For me embedded means it is not running an operating system such as Linux or WindowsCE. Embedded programming to me means writing the entire firmware that is flashed to a chip, as in this case there is no deferring of issues such as concurrent processes to a separate software layer. Actual embedded programming often means taking account of chip-specific issues, and as far as I can tell embedded Linux & Windows are still mini-PCs that requires no special issues compared to standard x86 desktop PC programming.

Article arrangment

I decided to re-use the code that currently drives the Tech and Misc sections because in practice the date-arranged repository model of article organisation works well, and it only requires a few extra lines to adapt the code for a third such section. A notionally more organised structure would likley break down sooner or later, and in any case most people would find an article via Google rather than looking through whatever fancy index structure I come up with.
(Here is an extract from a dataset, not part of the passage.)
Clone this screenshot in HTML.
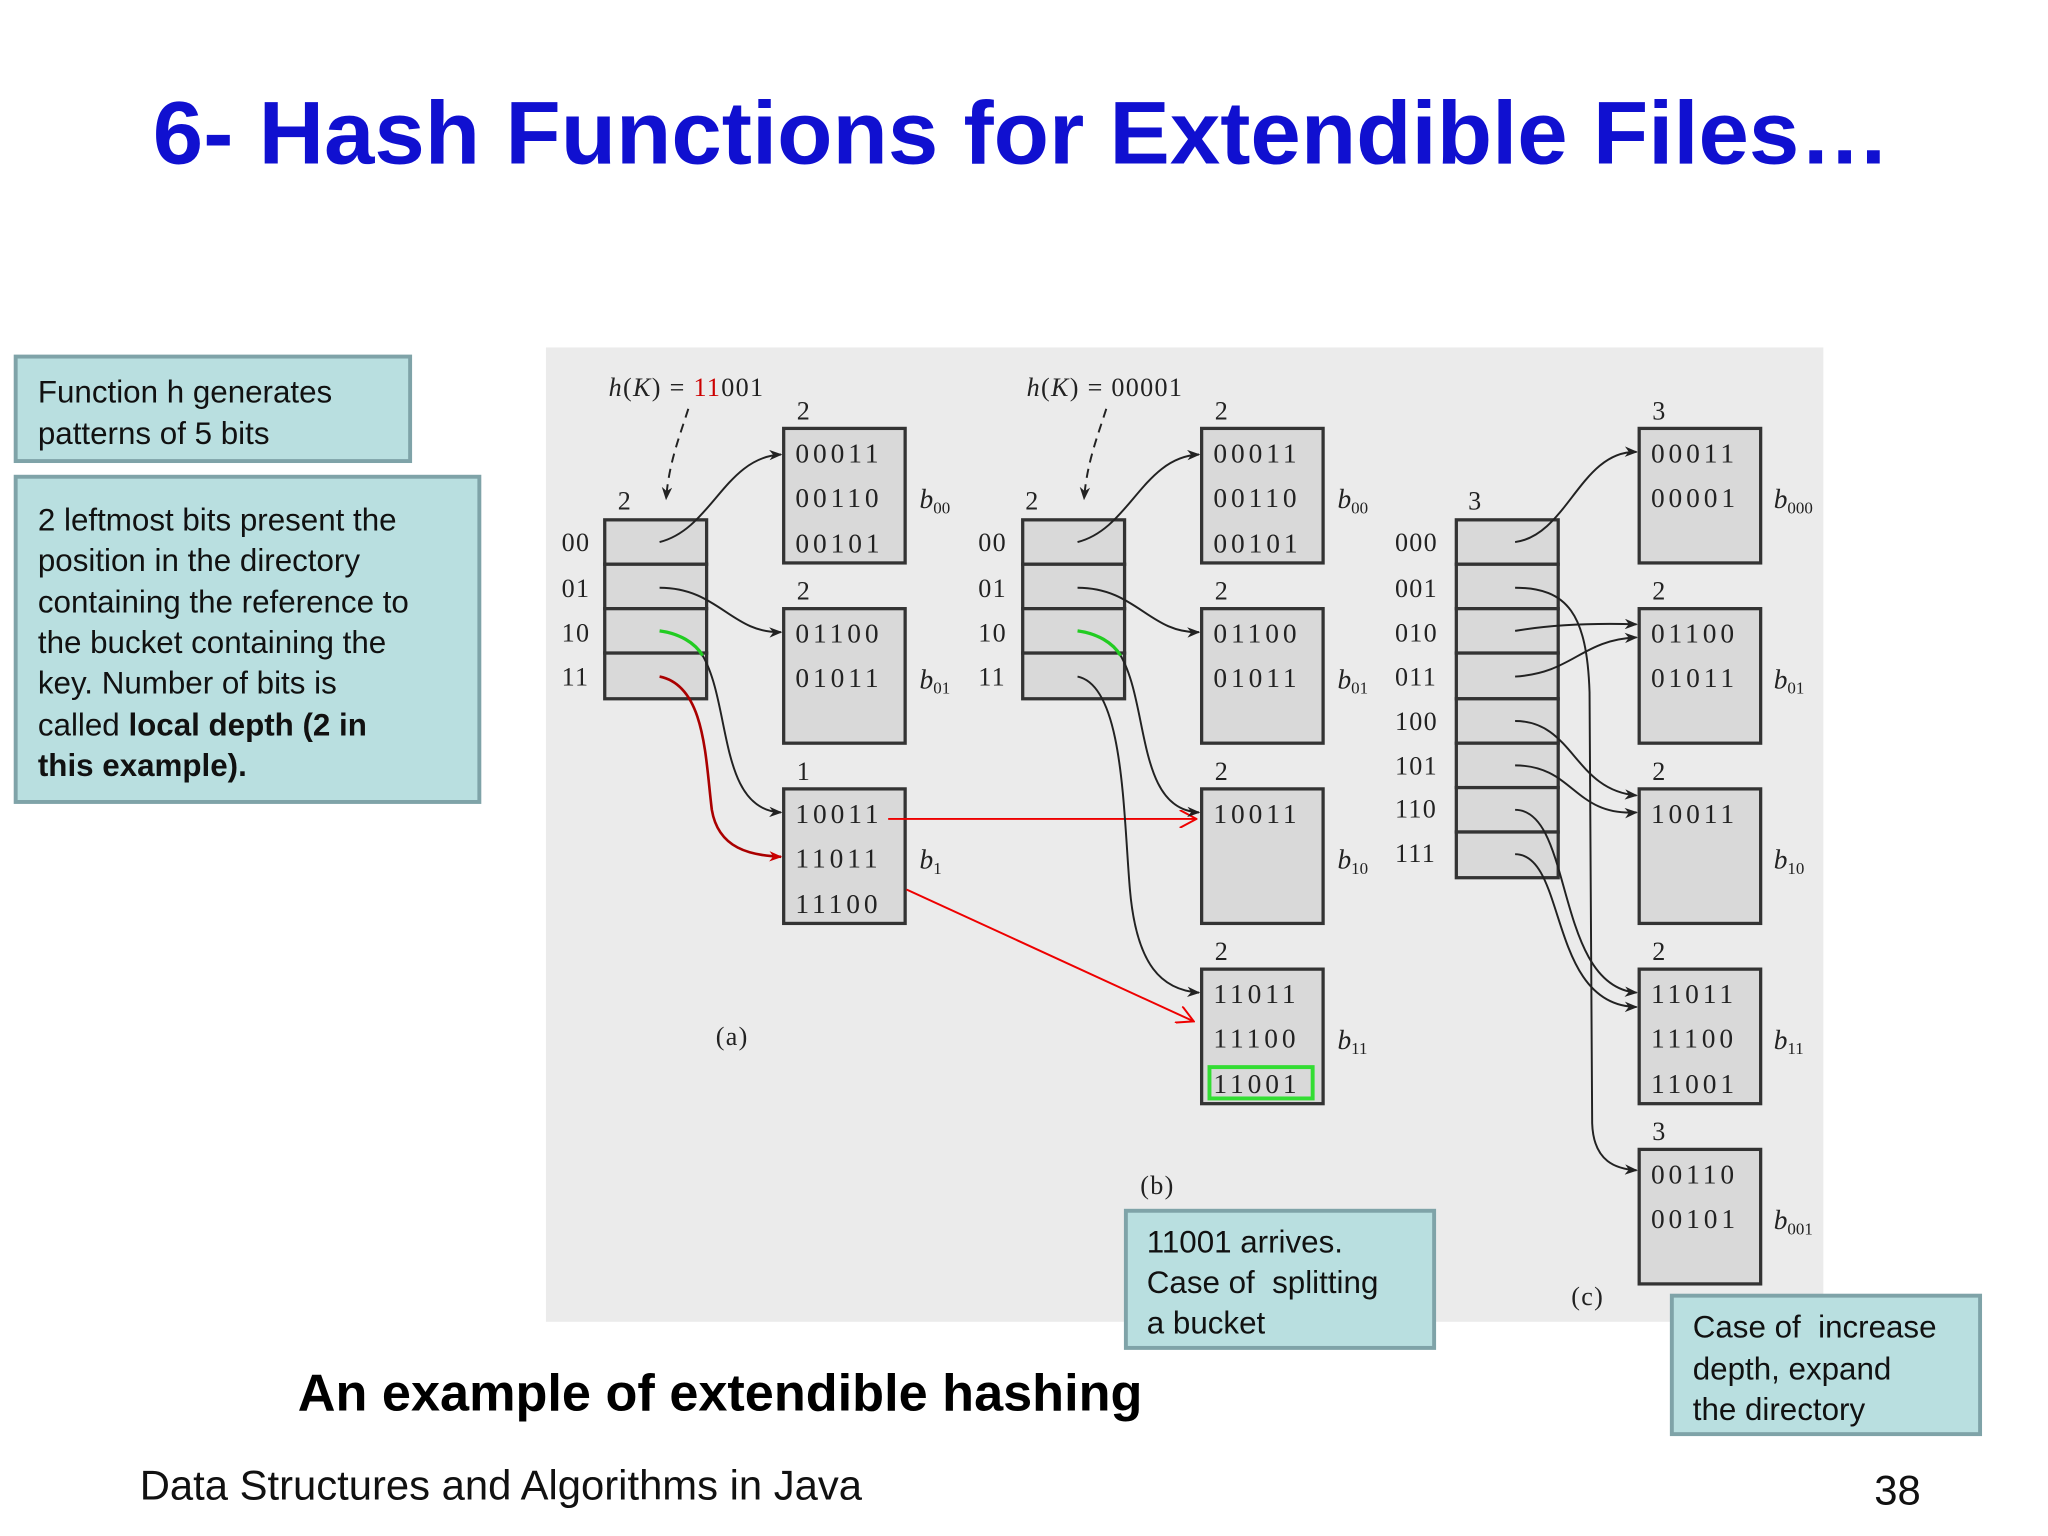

A lot of the time I am looking for stuff on this site, I put site:remy.org.uk into Google..

No new URL scheme?

In the past I had made plans to
switch to “friendly” URLs — in other words replacing the current /elec.php?elec=xxxxxxxx with /elec/yyyyy where yyyy will probably be a short base-32 code — but have decided to use the existing scheme for the new section rather than mix the two. The new scheme was not quite ready, and I felt that rolling it out all in one go for all sections would probably help simplify the redirection code that would catch old-style URLs.

Other website changes

I also slipped in a few other more general changes, mostly CSS-related. The most notable is a blink effect when following HTML anchors, as quite often when referring to previous articles I go back and add an anchor for the section that contains the relevent information. It just so happens these changes did not get uploaded with a previous update.